Put all of Junior's inheritance in a trust and name a tough trustee who will be able to withstand Junior's whining and begging so that the funds can be used judiciously over Junior's life. Institutional trustees, use to dealing with trust fund babies, and fixed hours (they don't have to listen to Juniors whining for money on weekends like Uncle Harry would have to), are a great choice. Delineate in the trust agreement specific items the trustee should pay for (tuition, technical school, etc.), and specific things the trustee should not pay for (bling, private yachts, etc.).

 

Incentive Trust:

Make distributions from Junior's trust in part based on Junior's performance and conduct. If Junior earns $50,000, let the trust match it plus pay certain other expenses. If Junior earns nothing limit the trust to cover just basic needs and expenses. These trusts have been touted as a great technique to motivate underachieving heirs. In reality, these are not simple documents. How is "income" to be defined? If Junior joins the Peace Corp. or something equivalent he might earn little while accomplishing a lot. You may want a greater incentive for such altruistic conduct. The problem with incentive trusts is that it is difficult, if not impossible, to address the myriad of circumstances that might arise. It might be just as effective, perhaps more so, to have a discretionary trust and give the trustee the flexibility to react to the beneficiary's circumstances, rather than endeavoring to embody the range of behaviors in an incentive formula.

 

Charitable Lead Trust:

Put some portion of Junior's money in a charitable lead trust ("CLT"). A CLT is a "split interest" trust. Charities receive a specified amount during the trust term, and thereafter a non-charitable beneficiary, such as Junior, receive the trust assets. It is a "split interest" since both charitable and non-charitable beneficiaries share. A CLT can be structured as a grantor trust (taxable to the parent) or a non-grantor trust (the CLT itself pays tax, but most of the tax liability will be offset by charitable contribution deductions). For example, a specific charity could receive a unitrust, or an annuity, payment for some stated period, say 20 years. That payment could be made to a donor advised fund so Junior can appoint the money to charities he selects. This can help teach Junior about philanthropy in addition to Gucci. At the end of 20 years Junior will get the money in the trust (or it can be paid into a further trust to continue to protect him). This approach defers Junior's access to this portion of the inheritance, provides something analogous to a retirement plan in case he burns through everything else, and hopefully improve his values during the interim.  The IRS recently issued new sample forms to be used for CLTs Rev. Proc. 2008-45 and 2008-46, 2008-30 IRB.

 

  FLP/LLC:

Convince Junior to contribute his assets to a family limited partnership or limited liability company for which you (or someone else trustworthy and stern) are the general partner or manager to control Junior's access to the assets.

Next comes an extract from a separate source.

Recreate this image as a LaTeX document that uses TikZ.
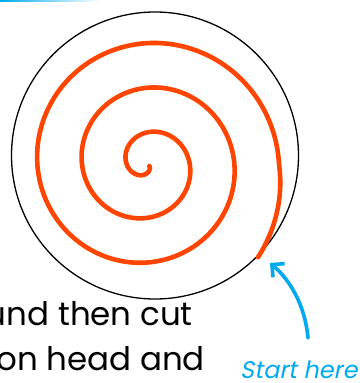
\documentclass[tikz,border=0pt]{standalone}
\usepackage{fontspec}
\setmainfont{Poppins}
\newfontfamily\bodyfont{Poppins}
\newfontfamily\startfont[FakeSlant=0.2]{Poppins}
\usetikzlibrary{arrows.meta}
\definecolor{spiralred}{RGB}{255,69,0}
\definecolor{skyblue}{RGB}{0,170,240}
\begin{document}
\begin{tikzpicture}[x=1pt,y=-1pt,
  spiralline/.style={draw=spiralred,line width=4.6pt,line cap=round,line join=round},
  rim/.style={draw=black,line width=1.3pt},
  bodytext/.style={font=\bodyfont\fontsize{32.5}{32.5}\selectfont,text=black,inner sep=0pt},
  hinttext/.style={font=\startfont\fontsize{24}{24}\selectfont,text=skyblue,inner sep=0pt},
  hintarrow/.style={draw=skyblue,line width=3.6pt,line cap=round,line join=round,
    -{Straight Barb[length=9pt,width=18pt,line width=3.6pt]}}]
\useasboundingbox (0,0) rectangle (359,383);
\clip (0,0) rectangle (359,383);
\fill[left color=skyblue,right color=white] (0,0) rectangle (100,1.6);
\draw[rim] (155,155.5) circle[radius=143.5];
\draw[spiralline] plot[domain=-40:1040,samples=500,variable=\t]
  ({147+(132-0.124*\t+0.2*max(0,-\t))*cos(\t)},{164-(132-0.124*\t+0.2*max(0,-\t))*sin(\t)});
\node[bodytext,anchor=base east] (line1) at (193,325) {und then cut};
\node[bodytext,anchor=base east] (line2) at (205,370) {on head and};
\node[hinttext,anchor=base west] (hint) at (240,378) {Start here};
\coordinate (arrowstart) at (308,338);
\coordinate (arrowtip) at (270,263);
\draw[hintarrow] (arrowstart) .. controls (305,305) and (290,280) .. (arrowtip);
\end{tikzpicture}
\end{document}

As a limited partner ("LP") Junior has no say in the management of the FLP, and in particular in distributions. If Junior is still a minor carefully evaluate transferring custodian accounts of Junior to an FLP/LLC. While many people are cavalier about doing this, it raises issues as to Junior's rights upon attaining the age of majority. See "Custodial Account into FLP", Practical Planner May 2008, page 4.

 

Go Skiing: Hey, if all else fails, do like the bumper stickers in Boca Raton say, SKI! Spend Kids Inheritance.